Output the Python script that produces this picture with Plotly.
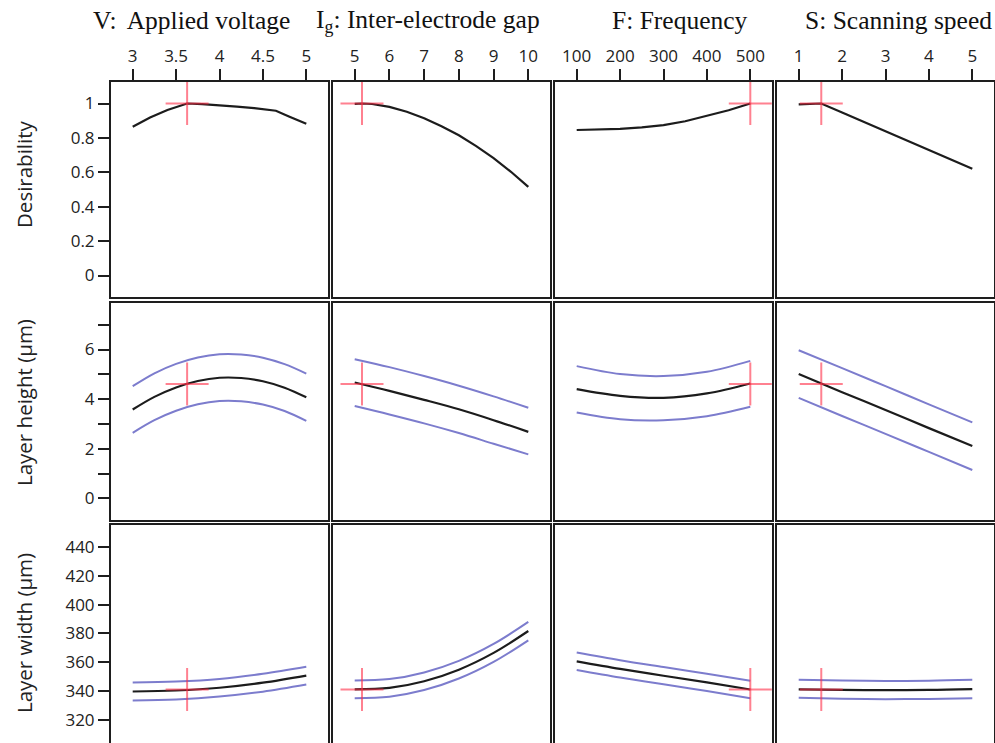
import plotly.graph_objects as go

# ---- factor / response labels ----
factor_titles = ["V:\u2009 Applied voltage", "I<sub>g</sub>: Inter-electrode gap",
                 "F: Frequency", "S: Scanning speed"]
response_titles = ["Desirability", "Layer height (μm)", "Layer width (μm)"]

v_ticks = [3, 3.5, 4, 4.5, 5]
ig_ticks = [5, 6, 7, 8, 9, 10]
f_ticks = [100, 200, 300, 400, 500]
s_ticks = [1, 2, 3, 4, 5]

# optimal setting of each factor and predicted responses there
optimum = [3.627, 5.21, 500, 1.52]
optimum_response = [1.0, 4.61, 341.3]

# ---- desirability ----
des_v_x = [3, 3.2, 3.4, 3.627, 3.8, 4.0, 4.2, 4.4, 4.65, 4.8, 5]
des_v = [0.865, 0.918, 0.962, 1.0, 0.996, 0.99, 0.982, 0.973, 0.958, 0.925, 0.882]
des_ig_x = [5, 5.21, 5.5, 6, 6.5, 7, 7.5, 8, 8.5, 9, 9.5, 10]
des_ig = [0.998, 1.0, 0.997, 0.98, 0.952, 0.914, 0.868, 0.815, 0.752, 0.683, 0.603, 0.515]
des_f_x = [100, 150, 200, 250, 300, 350, 400, 450, 500]
des_f = [0.846, 0.848, 0.853, 0.861, 0.874, 0.897, 0.927, 0.961, 1.0]
des_s_x = [1, 1.52, 2, 2.5, 3, 3.5, 4, 4.5, 5]
des_s = [0.995, 1.0, 0.948, 0.894, 0.84, 0.785, 0.731, 0.676, 0.621]

# ---- layer height (µm): fit, upper and lower limits ----
v_x = [3, 3.25, 3.5, 3.75, 4, 4.25, 4.5, 4.75, 5]
h_v = [3.58, 4.09, 4.47, 4.73, 4.86, 4.85, 4.72, 4.46, 4.07]
h_v_hi = [4.52, 5.04, 5.42, 5.68, 5.81, 5.80, 5.67, 5.41, 5.03]
h_v_lo = [2.64, 3.15, 3.53, 3.79, 3.92, 3.91, 3.78, 3.52, 3.12]

ig_x = [5, 6, 7, 8, 9, 10]
h_ig = [4.67, 4.33, 3.97, 3.59, 3.15, 2.68]
h_ig_hi = [5.61, 5.29, 4.93, 4.54, 4.11, 3.65]
h_ig_lo = [3.72, 3.38, 3.02, 2.63, 2.20, 1.77]

f_x = [100, 200, 300, 400, 500]
h_f = [4.40, 4.13, 4.05, 4.23, 4.63]
h_f_hi = [5.33, 5.01, 4.93, 5.10, 5.54]
h_f_lo = [3.46, 3.19, 3.15, 3.31, 3.69]

s_x = [1, 2, 3, 4, 5]
h_s = [5.01, 4.28, 3.56, 2.83, 2.11]
h_s_hi = [5.97, 5.25, 4.52, 3.79, 3.06]
h_s_lo = [4.05, 3.32, 2.60, 1.87, 1.14]

# ---- layer width (µm): fit, upper and lower limits ----
wv_x = [3, 3.5, 4, 4.5, 5]
w_v = [339.9, 340.6, 342.5, 346.0, 350.9]
w_v_hi = [346.1, 346.8, 348.6, 352.2, 357.0]
w_v_lo = [333.7, 334.4, 336.4, 339.8, 344.7]

w_ig = [341.4, 342.4, 347.0, 355.0, 366.6, 381.7]
w_ig_hi = [347.5, 348.5, 353.1, 361.1, 372.8, 388.0]
w_ig_lo = [335.3, 336.3, 340.9, 348.9, 360.4, 375.3]

w_f = [360.7, 355.5, 350.8, 346.2, 341.3]
w_f_hi = [366.8, 361.5, 356.8, 352.2, 347.4]
w_f_lo = [354.8, 349.6, 344.9, 340.2, 335.3]

w_s = [341.4, 341.0, 340.8, 341.0, 341.6]
w_s_hi = [348.1, 347.5, 347.2, 347.4, 348.0]
w_s_lo = [335.5, 334.9, 334.6, 334.8, 335.3]

# ---- axis settings ----
x_ranges = [[2.75, 5.25], [4.375, 10.625], [50, 550], [0.5, 5.5]]
x_tickvals = [v_ticks, ig_ticks, f_ticks, s_ticks]
y_ranges = [[-0.125, 1.125], [-0.875, 7.875], [304.3, 455]]
y_tickvals = [[0, 0.2, 0.4, 0.6, 0.8, 1],
              [0, 2, 4, 6],
              [320, 340, 360, 380, 400, 420, 440]]
y_ticktext = [["0", "0.2", "0.4", "0.6", "0.8", "1"],
              ["0", "2", "4", "6"],
              ["320", "340", "360", "380", "400", "420", "440"]]
y_minor_vals = [None, [1, 3, 5, 7], None]

W, H = 995, 743
ML, MR, MT, MB = 111, 1, 82, 0
PW, PH = W - ML - MR, H - MT - MB
col_left = [111, 333, 555, 777]
col_w = 217
row_top = [82, 303, 525]
row_bottom = [297, 520, 743]

MEAN_C = "#1c1c1c"
BAND_C = "#7c7ccd"
CROSS_C = "rgba(255,45,70,0.6)"
FRAME_C = "#1e1e1e"
TICK_FONT = dict(family="Open Sans", size=17, color="#222")
CROSS_HALF_PX = 21.5


def clamp(v):
    return max(0.0, min(1.0, v))


panels = [
    [(des_v_x, des_v, None, None), (des_ig_x, des_ig, None, None),
     (des_f_x, des_f, None, None), (des_s_x, des_s, None, None)],
    [(v_x, h_v, h_v_hi, h_v_lo), (ig_x, h_ig, h_ig_hi, h_ig_lo),
     (f_x, h_f, h_f_hi, h_f_lo), (s_x, h_s, h_s_hi, h_s_lo)],
    [(wv_x, w_v, w_v_hi, w_v_lo), (ig_x, w_ig, w_ig_hi, w_ig_lo),
     (f_x, w_f, w_f_hi, w_f_lo), (s_x, w_s, w_s_hi, w_s_lo)],
]

fig = go.Figure()
layout_axes = {}

for r in range(3):
    for c in range(4):
        k = r * 4 + c + 1
        xa = "x" if k == 1 else f"x{k}"
        ya = "y" if k == 1 else f"y{k}"
        xs, mean, hi, lo = panels[r][c]
        shape = "linear" if r == 0 else "spline"
        if hi is not None:
            for band in (hi, lo):
                fig.add_trace(go.Scatter(x=xs, y=band, mode="lines", xaxis=xa, yaxis=ya,
                                         line=dict(color=BAND_C, width=2, shape=shape),
                                         showlegend=False, hoverinfo="skip"))
        fig.add_trace(go.Scatter(x=xs, y=mean, mode="lines", xaxis=xa, yaxis=ya,
                                 line=dict(color=MEAN_C, width=2.2, shape=shape),
                                 showlegend=False))
        # optimum crosshair
        ox, oy = optimum[c], optimum_response[r]
        dx = CROSS_HALF_PX / col_w * (x_ranges[c][1] - x_ranges[c][0])
        span_px = row_bottom[r] - row_top[r]
        dy = CROSS_HALF_PX / span_px * (y_ranges[r][1] - y_ranges[r][0])
        fig.add_trace(go.Scatter(x=[ox - dx, ox + dx, None, ox, ox],
                                 y=[oy, oy, None, oy - dy, oy + dy],
                                 mode="lines", xaxis=xa, yaxis=ya,
                                 line=dict(color=CROSS_C, width=2),
                                 showlegend=False, hoverinfo="skip"))

        x0 = clamp((col_left[c] - ML) / PW)
        x1 = clamp((col_left[c] + col_w - ML) / PW)
        y0 = clamp((H - MB - row_bottom[r]) / PH)
        y1 = clamp((H - MB - row_top[r]) / PH)
        key_x = "xaxis" if k == 1 else f"xaxis{k}"
        key_y = "yaxis" if k == 1 else f"yaxis{k}"
        layout_axes[key_x] = dict(
            domain=[x0, x1], range=x_ranges[c], anchor=ya, side="top",
            showline=True, mirror=(r < 2), linecolor=FRAME_C, linewidth=2,
            showgrid=False, zeroline=False,
            ticks="outside" if r == 0 else "", ticklen=11, tickwidth=2, tickcolor=FRAME_C,
            tickvals=x_tickvals[c], showticklabels=(r == 0), tickfont=TICK_FONT,
            fixedrange=True,
        )
        yax = dict(
            domain=[y0, y1], range=y_ranges[r], anchor=xa,
            showline=True, mirror=True, linecolor=FRAME_C, linewidth=2,
            showgrid=False, zeroline=False,
            ticks="outside" if c == 0 else "", ticklen=11, tickwidth=2, tickcolor=FRAME_C,
            tickvals=y_tickvals[r], ticktext=y_ticktext[r],
            showticklabels=(c == 0), tickfont=TICK_FONT,
            fixedrange=True,
        )
        if c == 0 and y_minor_vals[r] is not None:
            yax["minor"] = dict(tickmode="array", tickvals=y_minor_vals[r],
                                ticks="outside", ticklen=11, tickwidth=2,
                                tickcolor=FRAME_C, showgrid=False)
        layout_axes[key_y] = yax

annotations = []
title_px = [191, 428, 680, 898]
for c, t in enumerate(factor_titles):
    annotations.append(dict(
        text=t, xref="paper", yref="paper",
        x=(title_px[c] - ML) / PW, y=1 + (MT - 21) / PH,
        xanchor="center", yanchor="middle", showarrow=False,
        font=dict(family="Liberation Serif", size=25.5, color="#111")))
ytitle_center_px = [175, 403, 633]
for r, t in enumerate(response_titles):
    annotations.append(dict(
        text=t, xref="paper", yref="paper",
        x=(24 - ML) / PW, y=(H - MB - ytitle_center_px[r]) / PH,
        xanchor="center", yanchor="middle", textangle=-90, showarrow=False,
        font=dict(family="Open Sans", size=20.5, color="#222")))

fig.update_layout(
    width=W, height=H,
    margin=dict(l=ML, r=MR, t=MT, b=MB),
    paper_bgcolor="white", plot_bgcolor="white",
    annotations=annotations,
    **layout_axes,
)

fig.write_html("out.html")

####

- [Given exercise]: Exactly as they appear, print the lines of the listing above from its first line through the line that contains "optimum_response = [1.0, 4.61, 341.3]", minus the pictures.

- [Task solution]:
Output the Python script that produces this picture with Plotly.
import plotly.graph_objects as go

# ---- factor / response labels ----
factor_titles = ["V:\u2009 Applied voltage", "I<sub>g</sub>: Inter-electrode gap",
                 "F: Frequency", "S: Scanning speed"]
response_titles = ["Desirability", "Layer height (μm)", "Layer width (μm)"]

v_ticks = [3, 3.5, 4, 4.5, 5]
ig_ticks = [5, 6, 7, 8, 9, 10]
f_ticks = [100, 200, 300, 400, 500]
s_ticks = [1, 2, 3, 4, 5]

# optimal setting of each factor and predicted responses there
optimum = [3.627, 5.21, 500, 1.52]
optimum_response = [1.0, 4.61, 341.3]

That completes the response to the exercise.